Em contraste, os profetas de Israel – frequentemente chamados de visionários – desempenhavam um papel mais confrontador e independente. Eles ungiam reis, mas também os condenavam, desafiavam e até rejeitavam quando aqueles se desviavam da vontade de Deus. Os seus oráculos, preservados tanto em prosa quanto em poesia, formaram a base da literatura profética. Tal culminou nos livros dos “Profetas Posteriores”, que incluem os três profetas principais – Isaías, Jeremias e Ezequiel – e os doze profetas menores.
Outra diferença notável é que alguns profetas fora de Israel entravam em transe por meio de rituais extáticos – muitas vezes envolvendo dança, música e até mesmo ferimentos auto-infligidos – como aqueles enfrentados pelo profeta Elias em 1 Reis 18, 28-29.
Convido os nossos leitores a valorizar a Palavra de Deus e a meditar profundamente sobre ela. Em cada apresentação, compartilharei uma passagem para contemplar e rezar.
O texto a seguir expressa, em termos simples, mas profundos, a essência e a missão de um profeta em Israel:
“Então a palavra do Senhor veio a mim, dizendo: ‘Antes de te formar no ventre, eu te conheci; antes de nasceres, eu te consagrei; eu te designei profeta para as nações’. Então eu disse: ‘Ah, Senhor Deus! Eu não sei falar, pois sou apenas um menino’. Mas o Senhor retorquiu: ‘Não digas: «Eu sou apenas um menino». Porque irás a todos aqueles a quem eu te enviar e dirás tudo o que eu te ordenar. Não temas diante deles, pois eu estou contigo para te livrar’, disse o Senhor. Então o Senhor estendeu a mão, tocou na minha boca e exclamou: ‘Pus as minhas palavras na tua boca’” (cf. Jeremias 1, 4-10).
• Um profeta é alguém chamado por Deus para comunicar a Sua perspectiva sobre a condição de Israel e o estado do mundo. Separado e santificado, o profeta é convidado a ter um relacionamento íntimo e directo com Deus.
• O chamamento de Deus muitas vezes chega com uma força avassaladora, despertando neles (os profetas) um profundo sentimento de inadequação, mas é o Senhor quem os fortalece e os equipa para superar a sua relutância inicial.
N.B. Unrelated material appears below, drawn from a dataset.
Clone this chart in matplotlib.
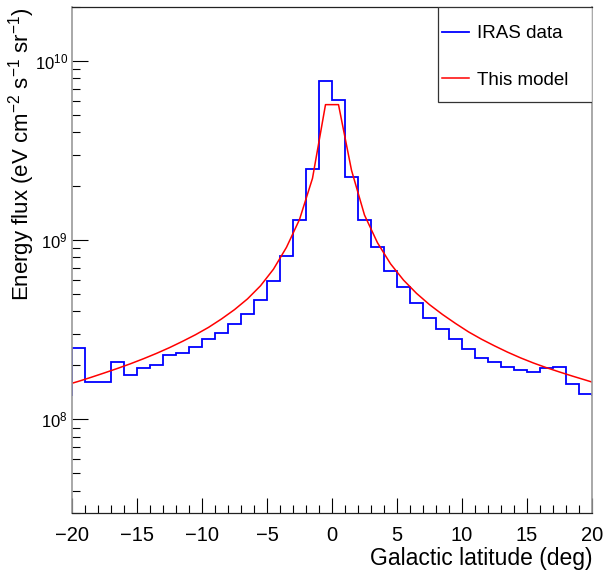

• Definido por uma missão divina que transcende as fronteiras nacionais, o papel do profeta tem uma dimensão universal, abrindo a história da salvação a todos os povos.
• Impulsionado pelo zelo, o profeta enfrenta provações e hostilidade, partilhando do “pathos de Deus”, sentindo com Deus e sofrendo profundamente pela rejeição do povo àquele que Ele ama e serve.
• Os profetas surgem de diversas origens: um camponês e pastor como Amós; sacerdotes como Jeremias e Ezequiel; mulheres como Hulda (2 Reis 22, 14) e a esposa de Isaías (Isaías 8, 3); ou mesmo descendentes reais, como no caso de Sofonias.
• Um profeta não é guiado por percepções pessoais, mas é permeado e purificado pela Palavra de Deus. O seu estilo de vida e acções simbólicas tornam-se parte da mensagem que ele é chamado a transmitir.
Orientações para reflexão e oração
Através do Baptismo e da Confirmação (Crisma), cada um de nós participa da dimensão profética da vida e missão de Cristo. Vós fostes escolhidos pelo Senhor e enviados ao mundo com um propósito.
1. Reserve um tempo para ler a oração de Jeremias com espírito de oração e medite sobre o convite pessoal e único que Deus lhe fez. Relembre aqueles momentos sagrados em que sentiu a Sua presença santificadora.
2. Como o leitor responde ao chamamento de Deus? Vós, como muitos antes de vós, sentis serdes inadequado ou indigno de tal chamamento? De que maneira? Permita que o Senhor o afirme e o fortaleça.
3. Que missão específica Deus o convida a abraçar na sua vida de hoje?